だから、病気を隠れ蓑にしてまずはゆっくり休むことをおすすめしている。
医者である僕から言う。
「あなたは起立性調節障害という病気だから身体がダルいんですね。
怠けとかサボりじゃないです。」
すると、安心した顔を見せることが多い。
そっか、私は病気なんだ。
私が悪いわけじゃないんだ。
真面目ないい子だ。
あなたは悪くないと言われると、心底ほっとする。
まずはそこからスタートするのが良いと思う。
自分を責めずに済むようにしてやる。
すると、症状が少し和らぐ。
ゆっくり考えられるようになる。
「実際、どのくらいの頻度なら学校に通えそうかな?」
真面目ないい子だ。
自分を責める気持ちさえ手放せば、勝手に前を向くはずだ。
View Comments
真面目ないい子、確かにそうかもしれませんね。
そんな真面目でいい子が、今の自分を受け入れ前に進めるようになったけど、また立ち止まってしまった時、親として具体的に出来ることってありますか?
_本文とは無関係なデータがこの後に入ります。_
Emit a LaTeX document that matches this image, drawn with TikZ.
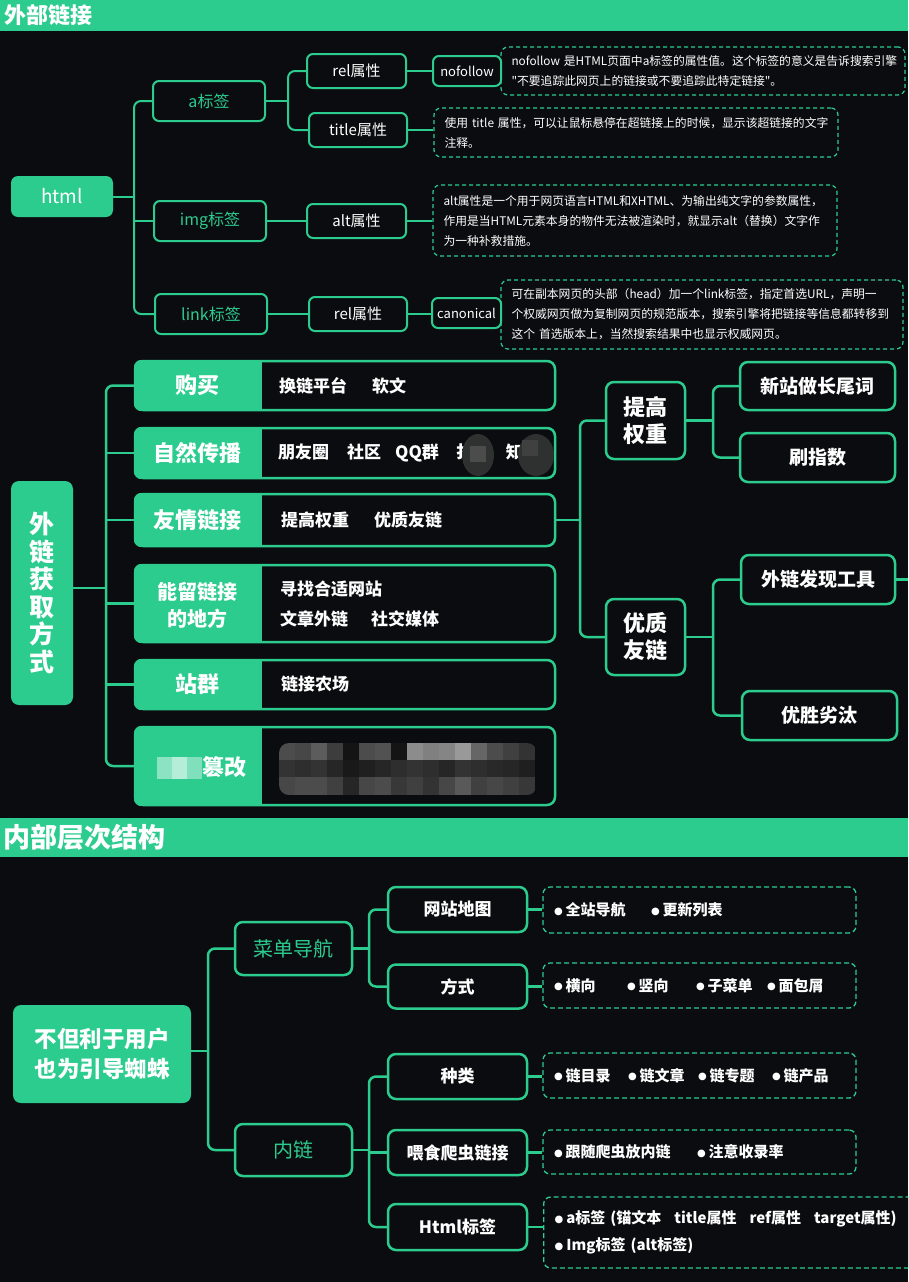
\documentclass[tikz,border=0pt]{standalone}
\usepackage{fontspec}
\setmainfont{Noto Sans CJK SC}[Ligatures=TeXOff]
\newfontfamily\dotfont{DejaVu Sans}
\usetikzlibrary{positioning}
\definecolor{grn}{RGB}{44,204,143}
\definecolor{bgc}{RGB}{11,12,15}
\definecolor{blobc}{RGB}{46,49,48}
\newcommand\fsz[2]{\fontsize{#1}{#2}\selectfont}
\newcommand\bul{\raisebox{1.5pt}{\dotfont\fontsize{10}{10}\selectfont ●}\hspace{3pt}}
\tikzset{
  conn/.style={draw=grn,line width=2.2pt,rounded corners=7pt},
  head/.style={anchor=west,text=white,inner sep=0pt},
  rootbox/.style={fill=grn,rounded corners=7pt,text=white,inner sep=0pt,align=center},
  tagbox/.style={draw=grn,line width=2pt,rounded corners=6pt,fill=bgc,text=white,inner sep=0pt,align=center},
  note/.style={draw=grn,dash pattern=on 4pt off 3pt,line width=1.2pt,rounded corners=7pt,fill=bgc,text=white,align=left,inner xsep=10.5pt,inner ysep=0pt,font=\fsz{11.8}{20}},
  dnote/.style={draw=grn,dash pattern=on 5pt off 3pt,line width=1.3pt,rounded corners=7pt,fill=bgc,text=white,align=left,inner xsep=11pt,inner ysep=0pt,font=\bfseries\fsz{15}{27}},
  rowbox/.style={draw=grn,line width=2.5pt,rounded corners=8pt,fill=bgc,minimum width=420pt,inner sep=0pt},
  rowlab/.style={text=white,font=\bfseries\fsz{22}{27},align=center,inner sep=0pt},
  rowtxt/.style={anchor=west,text=white,font=\bfseries\fsz{17}{30},align=left,inner sep=0pt},
  sidebox/.style={draw=grn,line width=2.5pt,rounded corners=8pt,fill=bgc,text=white,inner sep=0pt,align=center,font=\bfseries\fsz{19}{27}}
}

\begin{document}
\begin{tikzpicture}[x=1pt,y=-1pt]
\clip (0,0) rectangle (908,1282);
\fill[bgc] (0,0) rectangle (908,1282);

% outer links
\fill[grn] (0,0) rectangle (908,31);
\node[head,font=\bfseries\fsz{22}{24}] (outtitle) at (4,15) {外部链接};

\node[rootbox,minimum width=102pt,minimum height=41pt,font=\fsz{19}{22}] (html) at (62,196.5) {html};
\node[tagbox,minimum width=112pt,minimum height=40pt,text=grn,font=\fsz{16}{20}] (atag) at (209,101) {a标签};
\node[tagbox,minimum width=112pt,minimum height=40pt,text=grn,font=\fsz{16}{20}] (imgtag) at (210,221) {img标签};
\node[tagbox,minimum width=112pt,minimum height=40pt,text=grn,font=\fsz{16}{20}] (linktag) at (211,314) {link标签};
\node[tagbox,minimum width=99pt,minimum height=34pt,font=\fsz{15}{18}] (rel) at (356.5,71) {rel属性};
\node[tagbox,minimum width=98pt,minimum height=34pt,font=\fsz{15}{18}] (title) at (358,130) {title属性};
\node[tagbox,minimum width=99pt,minimum height=34pt,font=\fsz{15}{18}] (alt) at (356.5,221) {alt属性};
\node[tagbox,minimum width=98pt,minimum height=34pt,font=\fsz{15}{18}] (relb) at (358,314) {rel属性};

\node[note,minimum width=404pt,minimum height=48pt,text width=383pt] (nofnote) at (703,71)
  {nofollow 是HTML页面中a标签的属性值。这个标签的意义是告诉搜索引擎\\"不要追踪此网页上的链接或不要追踪此特定链接"。};
\node[tagbox,minimum width=68pt,minimum height=30pt,font=\fsz{13}{16}] (nof) at (467,71) {nofollow};
\node[note,minimum width=404pt,minimum height=49pt,text width=383pt] (titlenote) at (636,132.5)
  {使用 title 属性，可以让鼠标悬停在超链接上的时候，显示该超链接的文字\\注释。};
\node[note,minimum width=404pt,minimum height=71pt,text width=383pt] (altnote) at (635,220.5)
  {alt属性是一个用于网页语言HTML和XHTML、为输出纯文字的参数属性，\\作用是当HTML元素本身的物件无法被渲染时，就显示alt（替换）文字作\\为一种补救措施。};
\node[note,minimum width=402pt,minimum height=69pt,text width=381pt] (cannote) at (702,314.5)
  {可在副本网页的头部（head）加一个link标签，指定首选URL，声明一\\个权威网页做为复制网页的规范版本，搜索引擎将把链接等信息都转移到\\这个 首选版本上，当然搜索结果中也显示权威网页。};
\node[tagbox,minimum width=69pt,minimum height=30pt,font=\fsz{13}{16}] (canon) at (466.5,313) {canonical};

\coordinate (t1) at (134,0);
\coordinate (t1a) at (288,0);
\draw[conn,line width=2pt] (atag.west) -| (t1 |- linktag.west) -- (linktag.west);
\draw[conn,line width=2pt] (html.east) -- (html.east -| t1);
\draw[conn,line width=2pt] (imgtag.west) -- (imgtag.west -| t1);
\draw[conn,line width=2pt] (rel.west) -| (t1a |- title.west) -- (title.west);
\draw[conn,line width=2pt] (atag.east) -- (atag.east -| t1a);
\draw[conn,line width=2pt] (imgtag.east) -- (alt.west);
\draw[conn,line width=2pt] (linktag.east) -- (relb.west);
\draw[conn,line width=2pt] (rel.east) -- (nof.west);
\draw[conn,line width=2pt] (title.east) -- (title.east -| titlenote.west);
\draw[conn,line width=2pt] (alt.east) -- (alt.east -| altnote.west);
\draw[conn,line width=2pt] (relb.east) -- (relb.east -| canon.west);

% ways to get links
\node[rootbox,rounded corners=8pt,minimum width=62pt,minimum height=224pt,font=\bfseries\fsz{25}{27.5}] (ways) at (42,593) {外\\链\\获\\取\\方\\式};

\node[rowbox,minimum height=49pt] (buy) at (345,385.5) {};
\node[rowbox,minimum height=50pt] (spread) at (345,453) {};
\node[rowbox,minimum height=52pt] (friend) at (345,520) {};
\node[rowbox,minimum height=77pt] (place) at (345,603.5) {};
\node[rowbox,minimum height=49pt] (group) at (345,684.5) {};
\node[rowbox,minimum height=78pt] (tamper) at (345,766) {};
\foreach \r in {buy,spread,friend,place,group,tamper}{
  \begin{scope}
    \clip[rounded corners=8pt] (\r.north west) rectangle (\r.south east);
    \fill[grn] (\r.north west) rectangle ([xshift=128pt]\r.south west);
  \end{scope}
}
\node[rowlab] (buylab) at ([xshift=64pt]buy.west) {购买};
\node[rowlab] (spreadlab) at ([xshift=64pt]spread.west) {自然传播};
\node[rowlab] (friendlab) at ([xshift=64pt]friend.west) {友情链接};
\node[rowlab,font=\bfseries\fsz{20}{27}] (placelab) at ([xshift=64pt,yshift=-2pt]place.west) {能留链接\\的地方};
\node[rowlab] (grouplab) at ([xshift=64pt]group.west) {站群};
\node[rowlab,anchor=west] (tamperlab) at (202,767) {篡改};
\fill[grn!55!white] (157,757) rectangle +(15,22);
\fill[grn!35!white] (172,757) rectangle +(15,22);
\fill[grn!60!white] (187,757) rectangle +(15,22);

\node[rowtxt] (buytxt) at (279,385.5) {换链平台\hspace{25pt}软文};
\node[rowtxt] (spreadtxt) at (278,453) {朋友圈\hspace{18pt}社区\hspace{14pt}QQ群\hspace{17pt}扌\hspace{33pt}知};
\fill[blobc] (478,455) ellipse [x radius=16pt,y radius=21pt];
\fill[blobc] (536,455) ellipse [x radius=18pt,y radius=21pt];
\fill[black!70!white] (470,446) rectangle +(16,16);
\fill[black!75!white] (522,440) rectangle +(16,16);
\node[rowtxt] (friendtxt) at (281,520) {提高权重\hspace{25pt}优质友链};
\node[rowtxt] (placetxt) at (280,604) {寻找合适网站\\文章外链\hspace{23pt}社交媒体};
\node[rowtxt] (grouptxt) at (281,684.5) {链接农场};
\begin{scope}
  \clip[rounded corners=10pt] (279,743) rectangle (537,795);
  \foreach \g [count=\i from 0] in {30,28,36,24,8,30,32,8,55,50,52,60,40,30,25,20}
    \fill[white!\g!black] (279+16*\i,743) rectangle +(16,17);
  \foreach \g [count=\i from 0] in {20,18,20,15,10,12,15,18,20,18,15,20,18,16,15,12}
    \fill[white!\g!black] (279+16*\i,760) rectangle +(16,17);
  \foreach \g [count=\i from 0] in {28,30,30,25,15,28,30,22,25,20,28,35,25,28,25,22}
    \fill[white!\g!black] (279+16*\i,777) rectangle +(16,18);
\end{scope}

\node[sidebox,minimum width=79pt,minimum height=77pt,font=\bfseries\fsz{22}{27}] (raise) at (645.5,420.5) {提高\\权重};
\node[sidebox,minimum width=79pt,minimum height=76pt,font=\bfseries\fsz{22}{27}] (good) at (645.5,637) {优质\\友链};
\node[sidebox,minimum width=155pt,minimum height=48pt] (newsite) at (817.5,386) {新站做长尾词};
\node[sidebox,minimum width=155pt,minimum height=49pt] (brush) at (817.5,457.5) {刷指数};
\node[sidebox,minimum width=154pt,minimum height=49pt] (tool) at (818,579.5) {外链发现工具};
\node[sidebox,minimum width=155pt,minimum height=49pt] (elim) at (819.5,715.5) {优胜劣汰};

\coordinate (t2) at (106,0);
\coordinate (t3) at (580,0);
\coordinate (t4) at (713,0);
\coordinate (rim) at (908,579.5);
\draw[conn,line width=2.5pt] (buy.west) -| (t2 |- tamper.west) -- (tamper.west);
\draw[conn,line width=2.5pt] ([yshift=5pt]ways.east) -- ([yshift=5pt]ways.east -| t2);
\foreach \r in {spread,friend,place,group}
  \draw[conn,line width=2.5pt] (\r.west) -- (\r.west -| t2);
\draw[conn,line width=2.5pt] (raise.west) -| (t3 |- good.west) -- (good.west);
\draw[conn,line width=2.5pt] (friend.east) -- (friend.east -| t3);
\draw[conn,line width=2.5pt] (newsite.west) -| (t4 |- brush.west) -- (brush.west);
\draw[conn,line width=2.5pt] (raise.east) -- (raise.east -| t4);
\draw[conn,line width=2.5pt] (tool.west) -| (t4 |- elim.west) -- (elim.west);
\draw[conn,line width=2.5pt] (good.east) -- (good.east -| t4);
\draw[conn,line width=2.5pt] (tool.east) -- (rim);

% inner structure
\fill[grn] (0,818) rectangle (908,857);
\node[head,font=\bfseries\fsz{27}{30}] (intitle) at (3,837) {内部层次结构};

\node[rootbox,rounded corners=8pt,minimum width=178pt,minimum height=98pt,font=\bfseries\fsz{22.5}{30}] (spider) at (102,1054) {不但利于用户\\也为引导蜘蛛};
\node[sidebox,minimum width=117pt,minimum height=53pt,text=grn,font=\fsz{20}{24}] (menu) at (293.5,948.5) {菜单导航};
\node[sidebox,minimum width=117pt,minimum height=52pt,text=grn,font=\fsz{20}{24}] (inner) at (293.5,1150) {内链};
\node[sidebox,minimum width=139pt,minimum height=45pt,font=\bfseries\fsz{17}{20}] (sitemap) at (457.5,909.5) {网站地图};
\node[sidebox,minimum width=139pt,minimum height=44pt,font=\bfseries\fsz{17}{20}] (mode) at (457.5,986.5) {方式};
\node[sidebox,minimum width=139pt,minimum height=45pt,font=\bfseries\fsz{17}{20}] (kind) at (457.5,1076.5) {种类};
\node[sidebox,minimum width=139pt,minimum height=45pt,font=\bfseries\fsz{17}{20}] (feed) at (457.5,1152.5) {喂食爬虫链接};
\node[sidebox,minimum width=139pt,minimum height=46pt,font=\bfseries\fsz{17}{20}] (htmltag) at (457.5,1227) {Html标签};

\node[dnote,minimum width=313pt,minimum height=46pt,text width=291pt] (maplist) at (699.5,910)
  {\makebox[97pt][l]{\bul 全站导航}\bul 更新列表};
\node[dnote,minimum width=313pt,minimum height=45pt,text width=291pt] (modelist) at (699.5,985.5)
  {\makebox[73pt][l]{\bul 横向}\makebox[69pt][l]{\bul 竖向}\makebox[71pt][l]{\bul 子菜单}\bul 面包屑};
\node[dnote,minimum width=313pt,minimum height=45pt,text width=291pt] (kindlist) at (699.5,1075.5)
  {\makebox[74pt][l]{\bul 链目录}\makebox[70pt][l]{\bul 链文章}\makebox[74pt][l]{\bul 链专题}\bul 链产品};
\node[dnote,minimum width=313pt,minimum height=44pt,text width=291pt] (feedlist) at (699.5,1152)
  {\makebox[143pt][l]{\bul 跟随爬虫放内链}\bul 注意收录率};
\node[dnote,anchor=west,minimum height=71pt,text width=400pt] (taglist) at (543,1232.5)
  {\bul a标签 (锚文本\hspace{13pt}title属性\hspace{13pt}ref属性\hspace{13pt}target属性)\\\bul Img标签 (alt标签)};

\coordinate (t5) at (208,0);
\coordinate (t6) at (369,0);
\draw[conn,line width=2.5pt] (menu.west) -| (t5 |- inner.west) -- (inner.west);
\draw[conn,line width=2.5pt] ([yshift=3pt]spider.east) -- ([yshift=3pt]spider.east -| t5);
\draw[conn,line width=2.5pt] (sitemap.west) -| (t6 |- mode.west) -- (mode.west);
\draw[conn,line width=2.5pt] (menu.east) -- (menu.east -| t6);
\draw[conn,line width=2.5pt] (kind.west) -| (t6 |- htmltag.west) -- (htmltag.west);
\draw[conn,line width=2.5pt] (inner.east) -- (inner.east -| t6);
\draw[conn,line width=2.5pt] (feed.west) -- (feed.west -| t6);
\foreach \a/\b in {sitemap/maplist,mode/modelist,kind/kindlist,feed/feedlist,htmltag/taglist}
  \draw[conn,line width=2.5pt] (\a.east) -- (\a.east -| \b.west);
\end{tikzpicture}
\end{document}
前の出来る自分と今のできない自分を比較して落ち込み、受験勉強をやる気がない状態で、何か声をかけてあげたいけど、自分で乗り越えるしかないとも思い、辛いね〜と共感することくらいしか出来ません。
いつもブログ楽しみに拝見しております。とても私達母娘にとってタイムリーなブログでした。中2女の子五月雨登校、真っ只中。今日、総合病院でありとあらゆる検査をして先生から、あなたはとても健康で起立性調節障害なんかではありません。ここでは何も治療する事ないのでメンタルクリニックなどを考えてと言われ、娘は病気を否定されその場で泣いてしまいました。学校に行かないでもいいと言っても進学が・・・将来が・・・と言う娘。まさしくこの心理なんでしょうね。
疾病利得なんて言葉があるんですね〜!
いつもブログを楽しみにしてます。
中学不登校後高校に進学した娘が、強迫性障害です。治療を拒否してるので診断はありませんが、確かにその症状。
治療を拒否ってわけわからないって思ってたけど、今回は起立性のことで書いてあるけど、娘もそういうことなのかなと思いました。